If any readers out there have heretofore remained unacquainted with the joys of Weird Al, don't feel too embarrassed (although, really, you should be). For a crash course, I suggest starting with his earliest hit, Eat It, and then moving on to, I don't know, Amish Paradise, Smells Like Nirvana, Bob and his biggest hit, White and Nerdy.

As Shona intimates, Yankovic has a new album out, Mandatory Fun, and he has been releasing eight videos in eight days. Oh Yankovic, you really do spoil us. I already have enormous fondness for Foil (his take on Lorde's Royals) and Word Crimes (the best takedown of Blurred Lines yet), but his version of Pharrell's ubiquitous Happy, now renamed Tacky, is truly hilarious and, like all Yankovic songs, is best enjoyed with the video.

As Shona says, certain styles and habits are described as "tacky" by Yankovic in this song, and I don't think many will disagree: Ed Hardy shirts, glitter Uggs, pink sequin Crocs.
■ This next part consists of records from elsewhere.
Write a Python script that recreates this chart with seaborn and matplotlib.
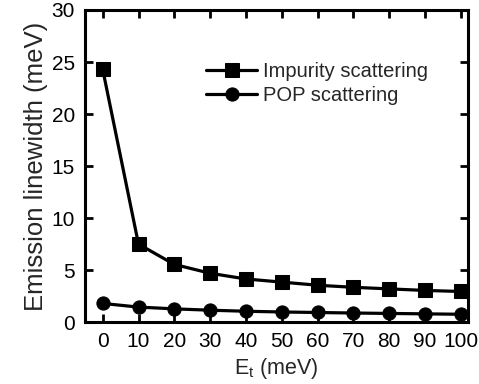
import matplotlib
matplotlib.use("Agg")
import matplotlib.pyplot as plt
import seaborn as sns
import pandas as pd

sns.set_theme(style="ticks")
plt.rcParams['font.family'] = ['Liberation Sans', 'DejaVu Sans']
plt.rcParams['mathtext.default'] = 'regular'

energy = [0, 10, 20, 30, 40, 50, 60, 70, 80, 90, 100]
impurity = [24.3, 7.5, 5.55, 4.7, 4.15, 3.85, 3.55, 3.35, 3.2, 3.05, 2.95]
pop = [1.8, 1.45, 1.28, 1.15, 1.05, 0.98, 0.93, 0.88, 0.84, 0.80, 0.76]
xticks = list(range(0, 101, 10))
yticks = list(range(0, 31, 5))

df = pd.DataFrame({
    'E': energy * 2,
    'w': impurity + pop,
    'series': ['Impurity scattering'] * len(energy) + ['POP scattering'] * len(energy),
})

fig = plt.figure(figsize=(4.79, 3.84), dpi=100)
ax = fig.add_axes([0.177, 0.161, 0.800, 0.813])

sns.lineplot(data=df, x='E', y='w', style='series',
             markers={'Impurity scattering': 's', 'POP scattering': 'o'},
             dashes=False, color='black', linewidth=2.3, markersize=9.5,
             markeredgecolor='black', ax=ax)

ax.set_xlim(-5, 102)
ax.set_ylim(0, 30)
ax.set_xticks(xticks)
ax.set_yticks(yticks)
ax.tick_params(direction='in', top=True, right=True, length=6, width=2,
               labelsize=15, colors='black', pad=7)
for s in ax.spines.values():
    s.set_linewidth(2.2)
    s.set_color('black')
ax.set_xlabel(r'E$_{t}$ (meV)', fontsize=15.5, labelpad=4)
ax.set_ylabel('Emission linewidth (meV)', fontsize=18.5, labelpad=3)

leg = ax.legend(title=None, frameon=False, fontsize=14.5, handlelength=2.5,
                handletextpad=0.3, labelspacing=0.25,
                loc='upper left', bbox_to_anchor=(0.27, 0.89))

fig.savefig('out.png', dpi=100)
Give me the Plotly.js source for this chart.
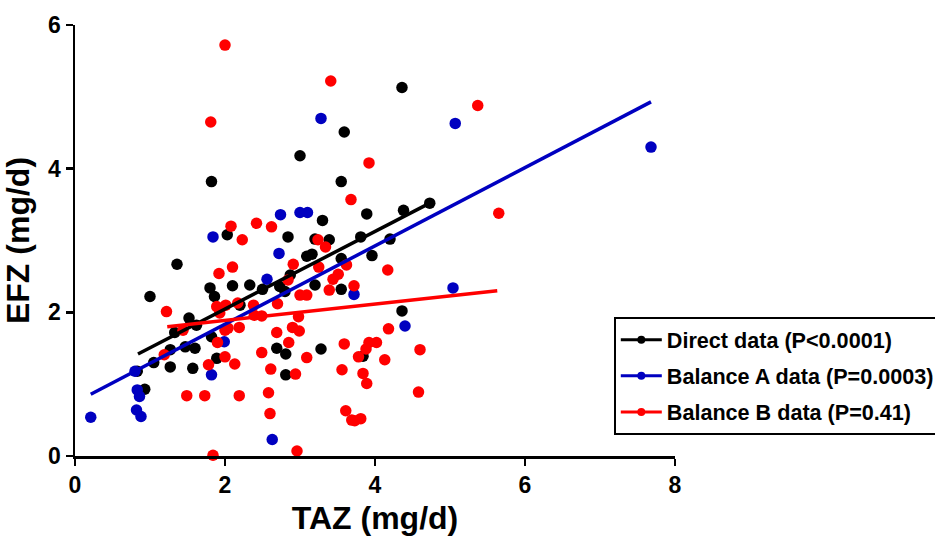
<!DOCTYPE html>
<html>
<head>
<meta charset="utf-8">
<script src="https://cdn.plot.ly/plotly-3.0.1.min.js"></script>
<style>html,body{margin:0;padding:0;background:#fff;}#chart{width:935px;height:539px;}</style>
</head>
<body>
<div id="chart"></div>
<script>
// Direct data (black)
const directX = [4.36,3.59,3.00,1.82,3.55,4.73,4.38,3.89,3.30,2.03,2.84,3.81,3.20,3.39,4.20,3.96,3.09,3.16,3.55,1.36,2.87,3.20,2.33,2.10,1.80,2.50,3.55,2.73,2.80,1.00,1.86,2.20,4.36,1.52,1.62,1.33,1.82,1.47,1.60,1.27,2.69,3.28,2.81,1.89,3.84,1.05,1.27,1.57,2.81,0.93,0.83];
const directY = [5.13,4.51,4.18,3.82,3.82,3.52,3.42,3.37,3.28,3.08,3.05,3.05,3.02,3.01,3.02,2.79,2.78,2.81,2.75,2.67,2.52,2.38,2.38,2.37,2.34,2.32,2.32,2.36,2.29,2.22,2.22,2.10,2.02,1.92,1.82,1.72,1.66,1.52,1.50,1.48,1.50,1.49,1.42,1.36,1.39,1.30,1.24,1.22,1.13,0.93,1.18];

// Balance A data (blue)
const balAX = [3.28,5.07,7.68,2.74,3.00,3.10,1.84,2.72,2.56,5.04,3.72,4.40,1.99,1.82,0.80,0.83,0.86,0.82,0.88,0.21,2.63];
const balAY = [4.70,4.63,4.30,3.36,3.39,3.39,3.05,2.82,2.46,2.34,2.25,1.81,1.59,1.13,1.18,0.92,0.83,0.64,0.55,0.54,0.23];

// Balance B data (red)
const balBX = [2.00,3.41,5.37,1.81,3.92,3.68,5.65,2.08,2.42,2.62,2.23,3.24,3.34,2.91,1.92,2.10,3.62,3.25,4.17,2.84,3.44,3.51,3.39,3.72,3.00,3.09,2.70,2.38,2.17,2.01,1.89,1.22,1.93,2.39,2.49,2.98,1.44,2.00,2.04,2.19,2.90,2.99,2.69,4.18,1.19,1.90,2.85,3.59,3.92,4.02,3.88,4.60,2.49,2.00,3.09,3.78,4.13,1.78,2.13,2.61,3.56,2.94,3.84,3.89,4.58,1.49,1.73,2.19,2.58,3.61,2.60,3.69,3.73,3.81,1.84,2.96];
const balBY = [5.72,5.22,4.88,4.65,4.08,3.57,3.38,3.20,3.24,3.19,3.01,3.01,2.91,2.67,2.54,2.63,2.66,2.63,2.59,2.45,2.46,2.53,2.31,2.37,2.24,2.24,2.12,2.10,2.13,2.10,2.08,2.01,1.99,1.96,1.95,1.94,1.75,1.75,1.78,1.79,1.79,1.74,1.72,1.77,1.41,1.58,1.58,1.56,1.58,1.58,1.49,1.48,1.44,1.38,1.37,1.38,1.34,1.27,1.28,1.21,1.20,1.14,1.15,1.01,0.89,0.84,0.84,0.84,0.88,0.63,0.59,0.50,0.49,0.52,0.01,0.07];

// Fitted regression lines (endpoints)
const directFitX = [0.84, 4.73], directFitY = [1.42, 3.52];
const balAFitX = [0.21, 7.68], balAFitY = [0.86, 4.93];
const balBFitX = [1.23, 5.63], balBFitY = [1.80, 2.30];

const seriesNames = ["Direct data (P<0.0001)", "Balance A data (P=0.0003)", "Balance B data (P=0.41)"];
const colors = ["#000000", "#0000c0", "#ff0000"];

const pts = [[directX,directY],[balAX,balAY],[balBX,balBY]];
const fits = [[directFitX,directFitY],[balAFitX,balAFitY],[balBFitX,balBFitY]];

const traces = [];
pts.forEach((p,i)=>{
  traces.push({x:p[0], y:p[1], type:'scatter', mode:'markers', showlegend:false, cliponaxis:false,
    marker:{color:colors[i], size:11.5, line:{width:0}}, hoverinfo:'x+y'});
});
fits.forEach((f,i)=>{
  traces.push({x:f[0], y:f[1], type:'scatter', mode:'lines', showlegend:false, cliponaxis:false,
    line:{color:colors[i], width:3.5}});
});
seriesNames.forEach((n,i)=>{
  traces.push({x:[null], y:[null], type:'scatter', mode:'lines+markers', name:n, legendgroup:'g'+i,
    line:{color:colors[i], width:3}, marker:{color:colors[i], size:8}});
});

const narrow = "Liberation Sans Narrow, Arial Narrow, Liberation Sans, Arial, sans-serif";
const layout = {
  width:935, height:539,
  margin:{l:75, r:260, t:25, b:83, autoexpand:false},
  paper_bgcolor:'#fff', plot_bgcolor:'#fff',
  xaxis:{range:[0,8], tickvals:[0,2,4,6,8], showgrid:false, zeroline:false, showline:true, linecolor:'#000', linewidth:2.5,
    ticks:'outside', ticklen:7, tickwidth:2.5, tickcolor:'#000',
    tickfont:{family:narrow, size:23, color:'#000', weight:'bold'},
    title:{text:'TAZ (mg/d)', font:{family:narrow, size:32, color:'#000', weight:'bold'}, standoff:10}},
  yaxis:{range:[0,6], tickvals:[0,2,4,6], showgrid:false, zeroline:false, showline:true, linecolor:'#000', linewidth:2.5,
    ticks:'outside', ticklen:7, tickwidth:2.5, tickcolor:'#000',
    tickfont:{family:narrow, size:23, color:'#000', weight:'bold'},
    title:{text:'EFZ (mg/d)', font:{family:narrow, size:32, color:'#000', weight:'bold'}, standoff:12}},
  legend:{x:0.898, y:0.322, xanchor:'left', yanchor:'top', xref:'paper', yref:'paper', itemwidth:41,
    bordercolor:'#000', borderwidth:2, bgcolor:'#fff', traceorder:'grouped', tracegroupgap:5,
    font:{family:"Liberation Sans, Arial, sans-serif", size:21.6, color:'#000', weight:'bold'}},
  showlegend:true
};
Plotly.newPlot('chart', traces, layout, {displayModeBar:false, staticPlot:true});
</script>
</body>
</html>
Yup, all utterly damnable. But what's this? "Wearing sandals with my socks" – tacky? Doesn't he know that a colourful little ankle sock with a strappy sandal is simply the last word in chic cuteness? And Aisha Tyler in the video wearing a Kenzo-like sweatshirt, when everyone knows Kenzo sweatshirts are positively the dernier cri! And Margaret Cho's yellow lederhosen with purple tights would get her photographed tout de suite by style bloggers at London fashion week, to say nothing of Weird Al's yellow houndstooth trousers.

It's nothing new that some fashion people dress, well, weird, but it sometimes takes someone like Weird Al to act like the little boy who points out the emperor's nakedness to say what is really going on here. Fashion people don't mind being dismissed as "weird" – hell, "weird" is precisely what they're going for, because they're trying to show that they're different from you, you tedious River Island-shopping pleb. But to be described as "tacky" is another thing entirely. No fashionista wants to be "tacky", yet it's hard to escape the revelation that, actually, that's what neon-coloured tights are. It's like looking back at photos of yourself as a teenager and realising the dress your mother told you was too short really was too short. Maybe all this trying to be modern and different sometimes just makes you look a bit, um, stupid.

But what I especially enjoy about Weird Al's song is the way he deems tacky certain aspects of modern life that are now so common they can pass almost unseen: people Instagramming every meal (an "unfollow" offence if ever there was one); people who keep old liquor bottles in a pointless attempt to create a kind of speakeasy vibe; live-tweeting private occasions, and so on. He's right, these aren't just modern irritants, they're downright tacky. As tacky as sequinned Uggs.

Of course, I don't really think this is going to stop fashion obsessives from dressing like idiots any more than the similarly themed 2010 video Being a Dickhead's Cool did. Rather, it's like listening to a sarcastic uncle take apart the habits of young people, and you laugh, but you know nothing will ever change because young people have always worn and done stupid things, because that's what being young is about.

But then there are other fashion crimes that I count as truly tacky, and they are being committed not by youngsters, but by people who are certainly old enough to know better (ie, over 30). And hot weather really brings out the tackiness. Here are some tacky sins that no one over the age of 30 is allowed to commit, by order of the law:

1. Wearing a knitted beanie when it is 80 degrees outside. (I know you think you look like Colin Farrell in that thing, but you actually just look sweaty.)2. Shorts that are so short the world could give you a colonoscopy.3. Men in bare feet on pavements. Insane. And dangerous. And tacky.4. Men going topless when they are at neither a beach nor a pool.5. Anyone who bitches at a woman about her body hair.

I could continue, and probably will at a later date, but this will suffice for now. I don't actually mind fashion tackiness – it's silly and joyful and funny. But if I could walk the dog without being confronted by the moobs of half my neighbourhood, well, I would feel so happy I'd be like a room without a roof.